Demain, je pense, j’espère qu’on va enfin redécoller, parce que là, ça fait un moment que ça dure l’histoire…
Comment te prépares-tu à affronter les quarantièmes rugissants et ressens-tu un peu d’appréhension ?J’ai eu le temps de faire le tour du bateau dans la molle les jours précédents. Tout va bien. Je ne vais pas aller me balader dans le mât parce que je n’en ai pas trop envie et que ça ne me paraît pas nécessaire. Après, oui, il y a forcément de l’appréhension de savoir comment ça va se passer au niveau des vents, des rafales, de la mer, on va découvrir tout ça. La première dépression, on devrait la prendre d’ici 48 heures dans la nuit du 27 au 28. On va passer au nord d’une dépression où il y a 23 nœuds avec des rafales à 35-40 nœuds, donc a priori, ça reste maniable.
Vous risquez d’être sept bateaux assez proches au moment d’attaquer cette partie du parcours, est-ce important pour rester en mode compétition ?
Oui, bien sûr. C’est important pour continuer le match, ça motive tous les jours, on a l’impression d’être dans une régate. Ça fait aussi du bien dans la tête, parce qu’on se sent moins seul. Et c’est un bon groupe avec des bateaux qui, pour la plupart, ont un potentiel supérieur au mien avec des marins aguerris, donc pour moi, c’est extrêmement bien d’être là avec eux.
Es-tu justement surpris de rivaliser avec ces bateaux dotés de foils plus grands ?
Je pensais que je pouvais les tenir, mais d’un peu plus loin. J’avais vu sur la Vendée-Arctique-Les Sables d’Olonne que Sam (Davies) était devant moi, mais sans que les écarts soient énormes. Mais c’est clair que naviguer avec elle, Boris et Kevin, qui ont des bateaux qui ont été « refités » avec des grands foils, c’est positif, parce que normalement, ils sont plus à l’aise. Après, dans la dépression, quand ça va débrider un peu, ils devraient aller un peu plus vite. Mais on verra, parce que ça dépendra aussi d’où chacun mettra le curseur dans sa façon d’attaquer.

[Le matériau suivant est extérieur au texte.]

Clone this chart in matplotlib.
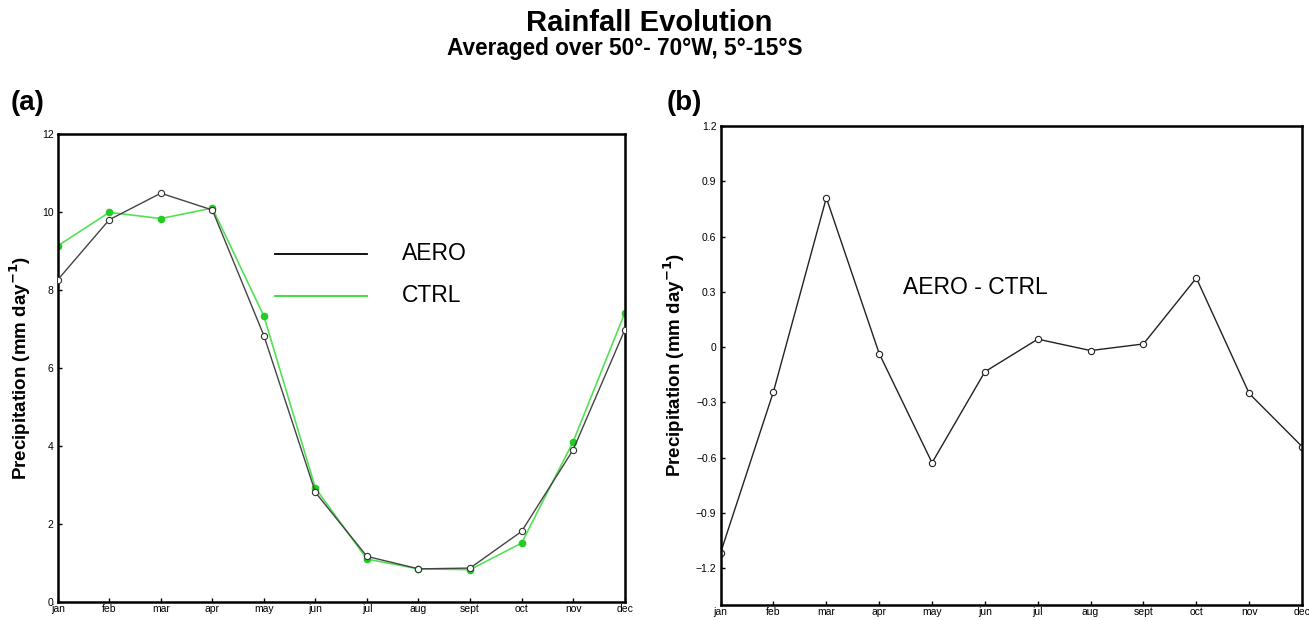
#——————————————————————Rainfall Evolution———————————————————————#

import matplotlib.pyplot as plt
import numpy as np

#——————————————————————————数据———————————————————————————#

months = ["jan", "feb", "mar", "apr", "may", "jun",
          "jul", "aug", "sept", "oct", "nov", "dec"]
aero = [8.26, 9.80, 10.48, 10.05, 6.83, 2.81, 1.17, 0.85, 0.87, 1.81, 3.90, 6.97]
ctrl = [9.13, 9.99, 9.83, 10.10, 7.33, 2.92, 1.10, 0.85, 0.83, 1.51, 4.11, 7.40]
diff = [-1.116, -0.242, 0.81, -0.035, -0.628, -0.134,
        0.043, -0.019, 0.017, 0.375, -0.252, -0.54]
yticks_a = [0, 2, 4, 6, 8, 10, 12]
yticks_b = [-1.2, -0.9, -0.6, -0.3, 0, 0.3, 0.6, 0.9, 1.2]

#——————————————————————————制图———————————————————————————#

plt.rcParams['font.family'] = ['Liberation Sans', 'DejaVu Sans']
x = np.arange(len(months))

fig = plt.figure(figsize=(13.09, 6.2), dpi=100)
ax1 = fig.add_axes([0.0441, 0.029, 0.4331, 0.755])
ax2 = fig.add_axes([0.5505, 0.0242, 0.4442, 0.7726])

fig.text(0.496, 0.963, "Rainfall Evolution", ha="center", va="center",
         fontsize=21, fontweight="bold")
fig.text(0.477, 0.921, "Averaged over 50\u00b0- 70\u00b0W, 5\u00b0-15\u00b0S",
         ha="center", va="center", fontsize=16.3, fontweight="bold")
fig.text(0.008, 0.834, "(a)", ha="left", va="center", fontsize=20, fontweight="bold")
fig.text(0.509, 0.834, "(b)", ha="left", va="center", fontsize=20, fontweight="bold")

# (a) AERO / CTRL
ax1.plot(x, aero, color="#444444", lw=1.0, marker="o", ms=4.5,
         mfc="white", mec="#333333", mew=0.8, zorder=3)
ax1.plot(x, ctrl, color="#55e055", lw=1.2, marker="o", ms=4.5,
         mfc="#22cc22", mec="#22cc22", zorder=2)
ax1.set_ylim(0, 12)
ax1.set_yticks(yticks_a)
ax1.plot([0.383, 0.545], [0.744, 0.744], color="black", lw=1.3,
         transform=ax1.transAxes)
ax1.plot([0.383, 0.545], [0.654, 0.654], color="#33dd33", lw=1.3,
         transform=ax1.transAxes)
ax1.text(0.607, 0.744, "AERO", transform=ax1.transAxes, va="center", fontsize=16.5)
ax1.text(0.607, 0.654, "CTRL", transform=ax1.transAxes, va="center", fontsize=16.5)

# (b) AERO - CTRL
ax2.plot(x, diff, color="#222222", lw=1.0, marker="o", ms=4.5,
         mfc="white", mec="#222222", mew=0.8)
ax2.set_ylim(-1.4, 1.2)
ax2.set_yticks(yticks_b)
ax2.set_yticklabels([("%g" % v).replace("-", "\u2212") if v != 0 else "0"
                     for v in yticks_b])
ax2.text(0.314, 0.662, "AERO - CTRL", transform=ax2.transAxes, va="center",
         fontsize=16.5)

for ax in (ax1, ax2):
    ax.set_xlim(0, 11)
    ax.set_xticks(x)
    ax.set_xticklabels(months)
    ax.tick_params(direction="in", length=3, width=1, labelsize=7.5, pad=1.5)
    ax.tick_params(axis="y", pad=3)
    for s in ax.spines.values():
        s.set_linewidth(1.8)
    ax.set_ylabel("Precipitation (mm day$^{\\mathbf{-1}}$)", fontsize=13.5,
                  fontweight="bold", labelpad=6)

fig.savefig("out.png", dpi=100)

Tu vas atteindre dimanche la fin de la troisième semaine de course, la solitude commence-t-elle à te peser ?
Non, franchement, je me sens bien en mer. Je suis un homme d’action, donc j’aime bien être occupé, ce qui a été majoritairement le cas depuis le départ, à part hier où c’était un peu monotone, donc le moral était un peu moins bon. Mais c’est comme à terre, il y a des jours où on a plus le moral que d’autres. Globalement, la solitude ne me pèse pas, je n’ai pas l’impression que ça fera trois semaines dimanche qu’on sera partis, donc c’est cool.
As-tu le temps de savoir ce qui se passe dans le monde ?
Oui, je sais que le « dieu » Maradona est mort hier, je pense que l’Argentine, Naples et tous les clubs où il est passé sont en berne. Je n’ai jamais été trop football, je suis plus impressionné par Jean Le Cam que par Zinédine Zidane, mais Maradona, c’est quand même un personnage à part. J’ai aussi appris que Christophe Dominici était mort, je suis plus fan de rugby, donc ça m’a surpris et touché, parce que c’était un joueur hyper talentueux qui a apporté beaucoup au rugby français, il dégageait une belle image, avait l’air généreux, c’est jeune de partir à 48 ans. Sinon, il paraît qu’Emmanuel Macron a parlé et qu’il va vous déconfiner petit à petit, en vous laissant 20 kilomètres de promenade et qu’apparemment, il y aura un vaccin en janvier pour le Covid. En tout cas, c’est sûr qu’à notre retour, après ce que l’on vit là, ça va être compliqué de nous enfermer chez nous ! Donc oui, j’ai quelques nouvelles de la terre et ça fait du bien.